Mi patria sabía que el metal de tus pensares tan puro fue, que para el cambio de los valores selectos lo ha de acuñar la posteridad. Ella sabía, ¡oh maestro egregio!, que mejor que los nardos, en las manos del santo, tu pluma florecía en milagro de fraseo. Sabía mi patria que eras grande, porque tu figura como el sol mañanero, se asomaba sobre la cima de los Andes Sanmartinianos. Sabía mi patria, ¡oh noble varón!, que también eras patriota, con el noble patriotismo de tus fueros divinos. Sabía mi patria lejana, pero atenta, pequeña, pero segura, que había en este lado de la América hispana, una línea que haciendo paralelo al trazo de Darío, mareara un meridiano en las latitudes mentales del continente, y así fue tu figura, en la geometría del hemisferio, serenamente olímpica como en tardes de quietud las aguas de tu rada. Has muerto en plena evolución mental, dictando a los hombres de América un curso de Belleza.

Tus obras son monumentos de forma y fondo y la patria de Artigas bien puede estar orgullosa de tu médula pensante, porque con tu talento, ¡oh maestro conspicuo!, has salvado fronteras y vinculado pueblos.

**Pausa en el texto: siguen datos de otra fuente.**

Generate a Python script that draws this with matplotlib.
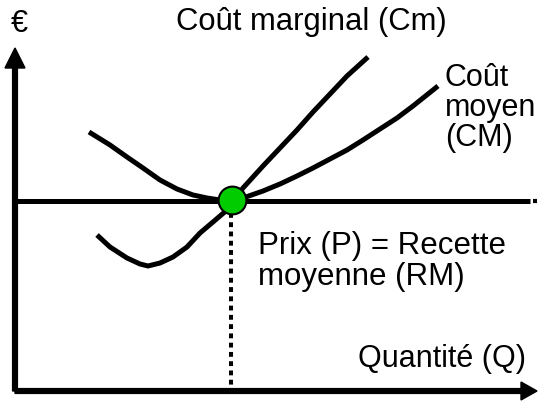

Al despedir ahora tus restos, quisiera acercar mis solares patrios, lavar tus nobles huesos con agua de mis montañas, ungirte con bálsamos de mis selvas tropicales, y con oro de mis soles y plata de mis luceros hacerte una túnica opulenta. Quisiera, ¡oh maestro de los maestros!, echar sobre tu gran tumba un puñado de tierra Salvadoreña, porque de este modo estaríais con nosotros en materia, como en nosotros estás en pensamiento.